Dear Jiggy Tiggy,
Dude, I have sat by long enough, withholding judgment, waiting for the "facts" to come out from amongst the loads of damning evidence against you. At first, I thought this story was all just some skank trying to get her 15 minutes of fame on. Then, it just kept going. And going. Like the Energizer Bunny. Now, it seems that you have majorly FUBAR'ed and fell back in it.
Let me say that I don't really follow golf, nor do I really even like you. I basically thought you had a yard long stick up your arse. But apparently, I was wrong. So wrong. It seems, in fact, that you have a freaky deaky streak. But, really, Tiggy, Whiskey. Tango. Foxtrot.? I, mean, what WERE you thinking?
Even though I thought you were a little too big for your britches, I took you to be a smart man. A man who knows better than to text his harem of mistresses, leaving a trail of evidence longer and larger than I hear your Mr. Johnson is. This ain't the 1950s and you ain't John Kennedy. No one is going to protect you or hide your messes for you.
In fact, the scandal-rabid paparazzi and the blood-thirsty middle class of peeps out there love to see people like you put in your place. You are too rich. You are too superior acting. You look too much like the POTUS. You get my drift? I ain't sayin' it's right, but I'm just sayin'.
And, really, porn stars and plastic-filled Barbies are your temptation of choice? Seriously? Again, I would have thought you slightly more discriminating. If you think that bunch of bimbos you boinked were going to hide their indiscretions then, hot damn, were you wrong.
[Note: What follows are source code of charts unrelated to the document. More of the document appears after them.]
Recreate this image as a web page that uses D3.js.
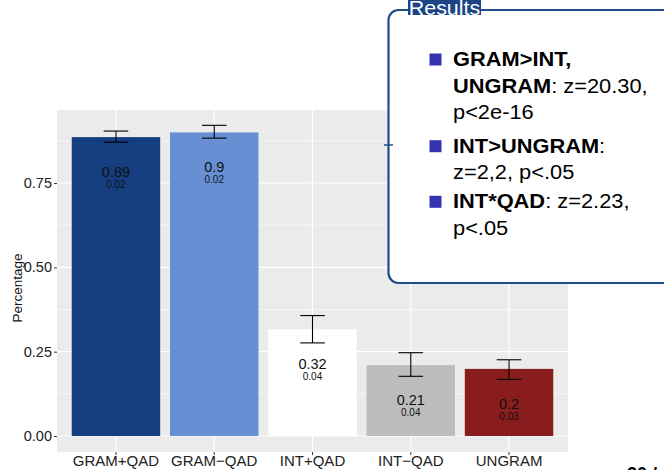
<!DOCTYPE html>
<html><head><meta charset="utf-8">
<script src="https://cdn.jsdelivr.net/npm/d3@7/dist/d3.min.js"></script>
<style>body{margin:0;background:#fff}svg{display:block;font-family:"Liberation Sans",Arial,sans-serif}</style>
</head><body><svg id="c" width="664" height="470"></svg>
<script>
const categories = ["GRAM+QAD","GRAM\u2212QAD","INT+QAD","INT\u2212QAD","UNGRAM"];
const values = [0.886, 0.900, 0.316, 0.210, 0.199];
const errLow = [0.871, 0.883, 0.276, 0.177, 0.168];
const errHigh = [0.904, 0.921, 0.357, 0.247, 0.226];
const valueLabels = ["0.89","0.9","0.32","0.21","0.2"];
const seLabels = ["0.02","0.02","0.04","0.04","0.03"];
const colors = ["#143e80","#6690d3","#ffffff","#bdbdbd","#891c1d"];
const yTicks = [0, 0.25, 0.5, 0.75];
const yMinor = [0.125, 0.375, 0.625, 0.875];
const resultItems = [
  [[{t:"GRAM>INT,",b:true}],[{t:"UNGRAM",b:true},{t:": z=20.30,",b:false}],[{t:"p<2e-16",b:false}]],
  [[{t:"INT>UNGRAM",b:true},{t:":",b:false}],[{t:"z=2,2, p<.05",b:false}]],
  [[{t:"INT*QAD",b:true},{t:": z=2.23,",b:false}],[{t:"p<.05",b:false}]]
];

const svg = d3.select("#c");
const P = {l:57, r:568, t:110, b:452};
const x = d3.scaleBand().domain(categories).range([P.l, P.r]).paddingInner(0.1).paddingOuter(0.15);
const cx = i => x(categories[i]) + x.bandwidth()/2;
const bw = x.bandwidth();
const unit = x.step();
const y = d3.scaleLinear().domain([-0.0474, 0.9664]).range([P.b, P.t]);

svg.append("rect").attr("x",P.l).attr("y",P.t).attr("width",P.r-P.l).attr("height",P.b-P.t).attr("fill","#ebebeb");
svg.selectAll(".gmin").data(yMinor).join("line").attr("x1",P.l).attr("x2",P.r).attr("y1",d=>y(d)).attr("y2",d=>y(d)).attr("stroke","#fff").attr("stroke-width",0.6);
svg.selectAll(".gmaj").data(yTicks).join("line").attr("x1",P.l).attr("x2",P.r).attr("y1",d=>y(d)).attr("y2",d=>y(d)).attr("stroke","#fff").attr("stroke-width",1.2);
svg.selectAll(".gv").data(categories).join("line").attr("x1",(d,i)=>cx(i)).attr("x2",(d,i)=>cx(i)).attr("y1",P.t).attr("y2",P.b).attr("stroke","#fff").attr("stroke-width",1.2);

svg.selectAll(".bar").data(values).join("rect").attr("x",(d,i)=>cx(i)-bw/2).attr("width",bw).attr("y",d=>y(d)).attr("height",d=>y(0)-y(d)).attr("fill",(d,i)=>colors[i]);

const ew = unit*0.25;
const eg = svg.append("g").attr("stroke","#000").attr("stroke-width",1.1);
values.forEach((v,i)=>{
  eg.append("line").attr("x1",cx(i)).attr("x2",cx(i)).attr("y1",y(errLow[i])).attr("y2",y(errHigh[i]));
  eg.append("line").attr("x1",cx(i)-ew/2).attr("x2",cx(i)+ew/2).attr("y1",y(errLow[i])).attr("y2",y(errLow[i]));
  eg.append("line").attr("x1",cx(i)-ew/2).attr("x2",cx(i)+ew/2).attr("y1",y(errHigh[i])).attr("y2",y(errHigh[i]));
});
svg.selectAll(".vl").data(values).join("text").attr("x",(d,i)=>cx(i)).attr("y",d=>y(d)+40).attr("text-anchor","middle").attr("font-size",14.5).attr("fill","#111").text((d,i)=>valueLabels[i]);
svg.selectAll(".sl").data(values).join("text").attr("x",(d,i)=>cx(i)).attr("y",d=>y(d)+51).attr("text-anchor","middle").attr("font-size",10).attr("fill","#111").text((d,i)=>seLabels[i]);

// axes
const ya = svg.append("g").attr("transform",`translate(${P.l},0)`).call(d3.axisLeft(y).tickValues(yTicks).tickFormat(d3.format(".2f")).tickSize(3).tickPadding(2));
ya.select(".domain").remove();
ya.selectAll("line").attr("stroke","#333");
ya.selectAll("text").attr("font-size",14.5).attr("fill","#222").attr("font-family","Liberation Sans, Arial, sans-serif");
svg.append("text").attr("transform",`translate(22,${288}) rotate(-90)`).attr("text-anchor","middle").attr("font-size",13.5).attr("fill","#111").text("Percentage");
const xa = svg.append("g").attr("transform",`translate(0,${P.b})`).call(d3.axisBottom(x).tickSize(3).tickPadding(2));
xa.select(".domain").remove();
xa.selectAll("line").attr("stroke","#333");
xa.selectAll("text").attr("font-size",15).attr("fill","#222").attr("font-family","Liberation Sans, Arial, sans-serif").attr("dy","0.72em").attr("y",3);

// results box
const bx = svg.append("g");
bx.append("rect").attr("x",388.5).attr("y",10).attr("width",290).attr("height",273).attr("rx",10).attr("fill","#fff").attr("stroke","#1f4c8a").attr("stroke-width",2.2);
bx.append("line").attr("x1",384).attr("x2",393).attr("y1",145).attr("y2",145).attr("stroke","#1f4c8a").attr("stroke-width",1.5);
bx.append("rect").attr("x",408).attr("y",-5).attr("width",73).attr("height",20).attr("fill","#1b4585");
bx.append("text").attr("x",444.5).attr("y",15).attr("text-anchor","middle").attr("font-size",19.5).attr("fill","#fff")
  .attr("transform","translate(444.5,0) scale(1.1,1) translate(-444.5,0)").text("Results");
const baselines = [[66,92.7,119.3],[152.7,179.3],[208.3,235]];
resultItems.forEach((item,k)=>{
  bx.append("rect").attr("x",429.5).attr("y",baselines[k][0]-12.5).attr("width",12).attr("height",12).attr("fill","#3434b0");
  item.forEach((line,j)=>{
    const t = bx.append("text").attr("x",453).attr("y",baselines[k][j]).attr("font-size",19.5).attr("fill","#000")
      .attr("transform","translate(453,0) scale(1.12,1) translate(-453,0)");
    line.forEach(s=>t.append("tspan").attr("font-weight",s.b?"bold":"normal").text(s.t));
  });
});
svg.append("text").attr("x",627).attr("y",480).attr("font-size",18).attr("font-weight","bold").attr("fill","#000").text("20 /");
</script></body></html>
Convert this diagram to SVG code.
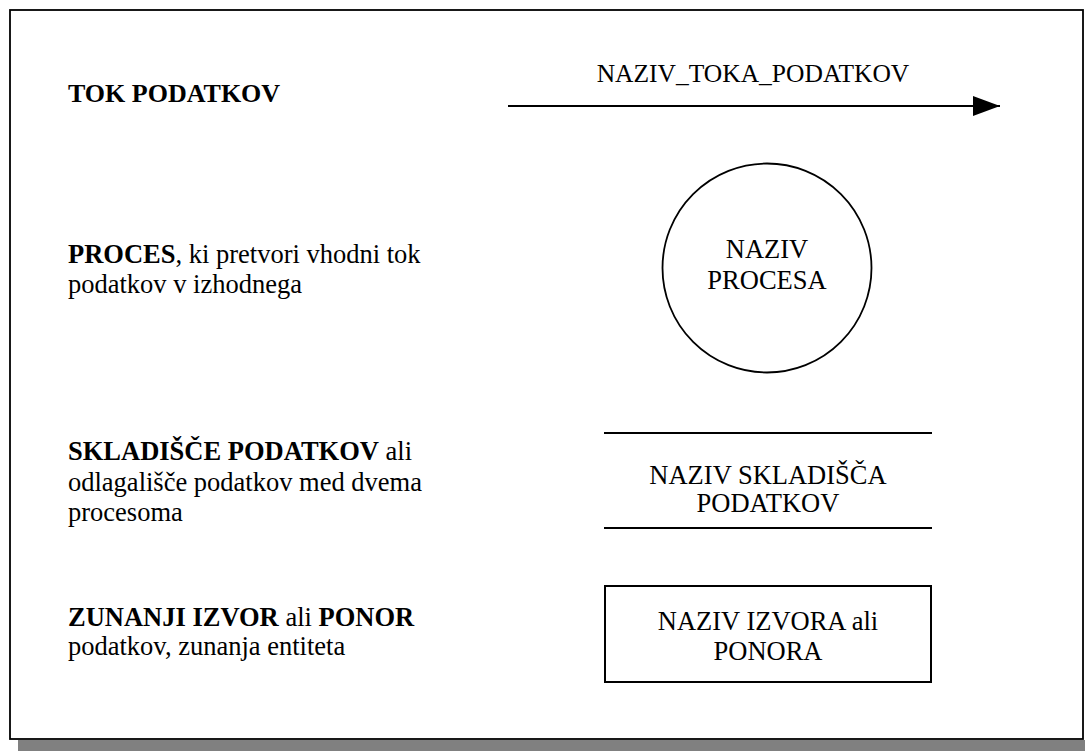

So, now, not only have you disgraced yourself, your sport and your family, it looks like you have lost your wife (who could be a raving bitch for all I know, but is quite, quite lovely to look at) and two incredibly beautiful children. And I hope you have invested well because you will probably lose million$ and million$ due simply to your inability to keep your pecker in your pants. I hope that piece of ass (or pieces of ass) was worth it.
So, dude, good luck getting out of that shit hole you have dug for yourself. Before you make another move, I would suggest hiring a great PR person (Hey! I'm available! Call me!) for damage control of the C.F. of madness that is sure to be your life for weeks, and maybe months, to come.